## [Exercise prompt]
Copy out each line exactly; pictures stay out of the copy.

Entries with chart source code:
══════
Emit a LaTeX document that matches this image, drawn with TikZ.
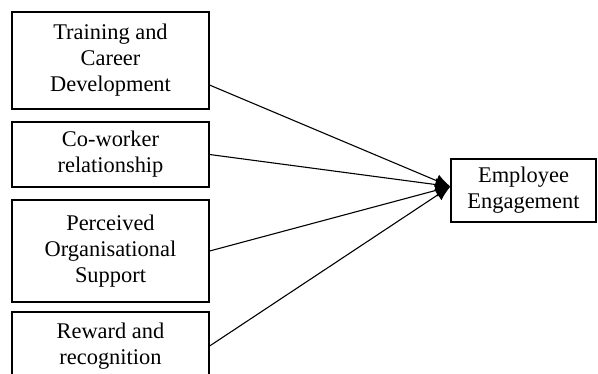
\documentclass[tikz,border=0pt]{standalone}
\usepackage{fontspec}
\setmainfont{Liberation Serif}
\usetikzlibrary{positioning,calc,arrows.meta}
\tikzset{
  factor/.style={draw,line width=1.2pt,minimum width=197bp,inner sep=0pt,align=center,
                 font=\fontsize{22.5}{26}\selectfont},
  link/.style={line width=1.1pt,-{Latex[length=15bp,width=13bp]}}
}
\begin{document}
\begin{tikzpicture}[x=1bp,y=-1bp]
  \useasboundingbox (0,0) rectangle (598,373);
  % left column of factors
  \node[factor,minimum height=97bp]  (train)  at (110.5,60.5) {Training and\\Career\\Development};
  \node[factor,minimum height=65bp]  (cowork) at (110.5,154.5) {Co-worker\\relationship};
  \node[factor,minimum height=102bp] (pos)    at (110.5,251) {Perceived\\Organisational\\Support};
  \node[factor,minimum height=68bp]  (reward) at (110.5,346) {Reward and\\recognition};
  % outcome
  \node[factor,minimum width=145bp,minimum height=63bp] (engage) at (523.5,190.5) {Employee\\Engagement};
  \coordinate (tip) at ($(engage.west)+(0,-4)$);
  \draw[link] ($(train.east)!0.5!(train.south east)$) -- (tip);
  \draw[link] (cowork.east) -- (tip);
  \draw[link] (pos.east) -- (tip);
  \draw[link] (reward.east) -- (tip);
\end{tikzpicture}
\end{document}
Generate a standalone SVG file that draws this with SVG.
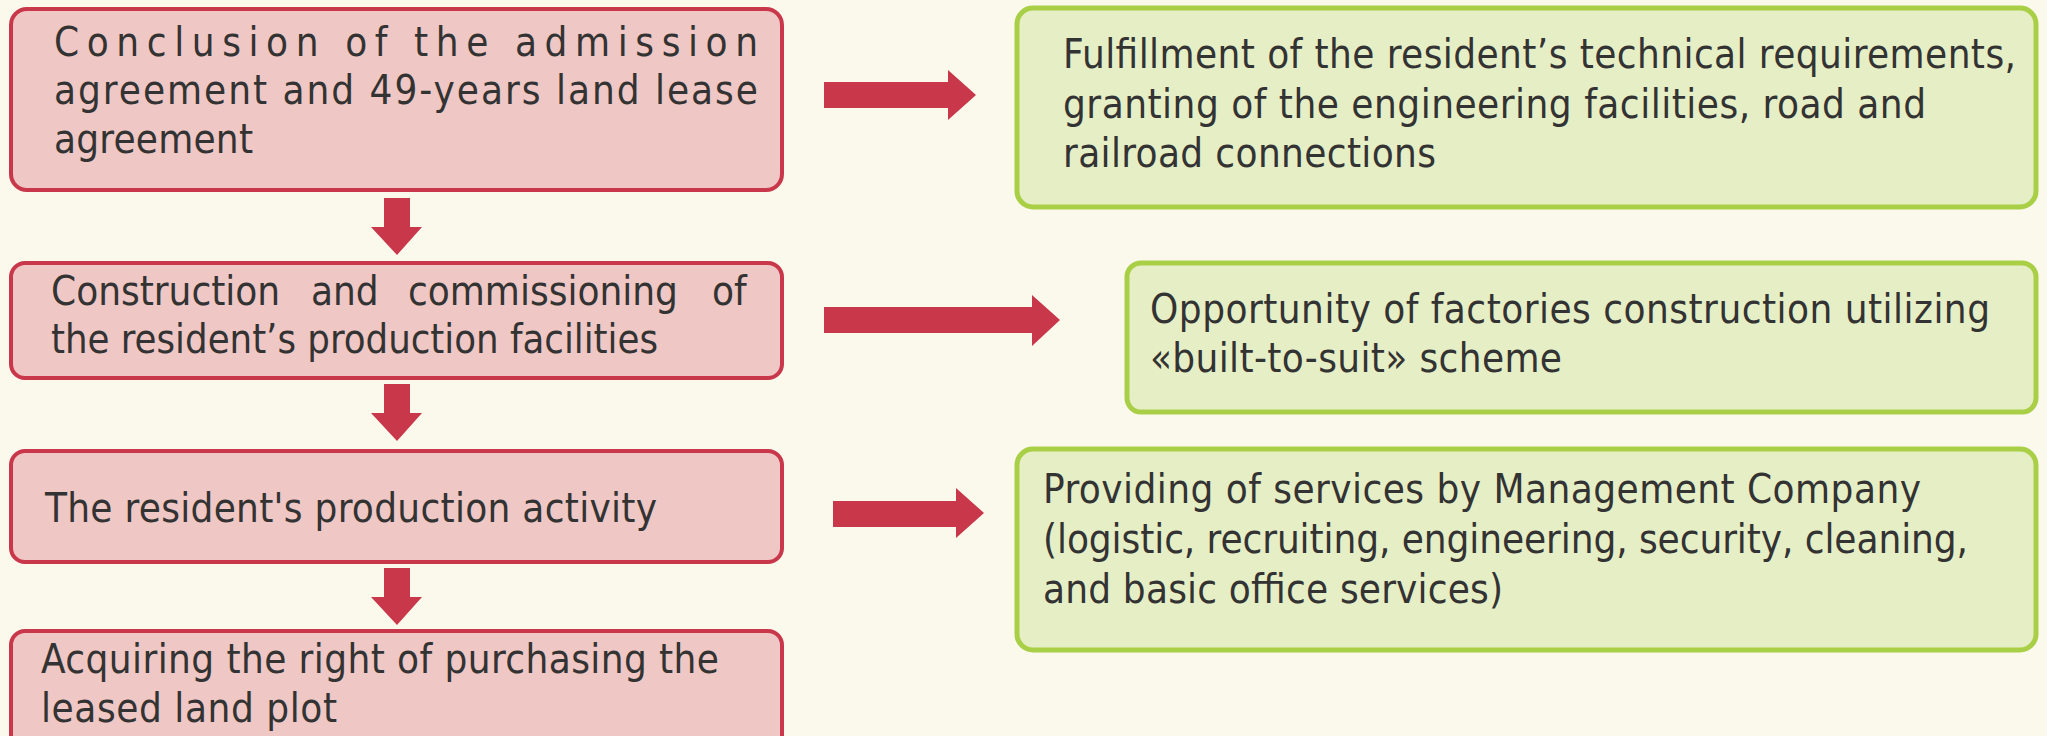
══════
## [Correct response]
Emit a LaTeX document that matches this image, drawn with TikZ.
\documentclass[tikz,border=0pt]{standalone}
\usepackage{fontspec}
\setmainfont{Liberation Serif}
\usetikzlibrary{positioning,calc,arrows.meta}
\tikzset{
  factor/.style={draw,line width=1.2pt,minimum width=197bp,inner sep=0pt,align=center,
                 font=\fontsize{22.5}{26}\selectfont},
  link/.style={line width=1.1pt,-{Latex[length=15bp,width=13bp]}}
}
\begin{document}
\begin{tikzpicture}[x=1bp,y=-1bp]
  \useasboundingbox (0,0) rectangle (598,373);
  % left column of factors
  \node[factor,minimum height=97bp]  (train)  at (110.5,60.5) {Training and\\Career\\Development};
  \node[factor,minimum height=65bp]  (cowork) at (110.5,154.5) {Co-worker\\relationship};
  \node[factor,minimum height=102bp] (pos)    at (110.5,251) {Perceived\\Organisational\\Support};
  \node[factor,minimum height=68bp]  (reward) at (110.5,346) {Reward and\\recognition};
  % outcome
  \node[factor,minimum width=145bp,minimum height=63bp] (engage) at (523.5,190.5) {Employee\\Engagement};
  \coordinate (tip) at ($(engage.west)+(0,-4)$);
  \draw[link] ($(train.east)!0.5!(train.south east)$) -- (tip);
  \draw[link] (cowork.east) -- (tip);
  \draw[link] (pos.east) -- (tip);
  \draw[link] (reward.east) -- (tip);
\end{tikzpicture}
\end{document}
Generate a standalone SVG file that draws this with SVG.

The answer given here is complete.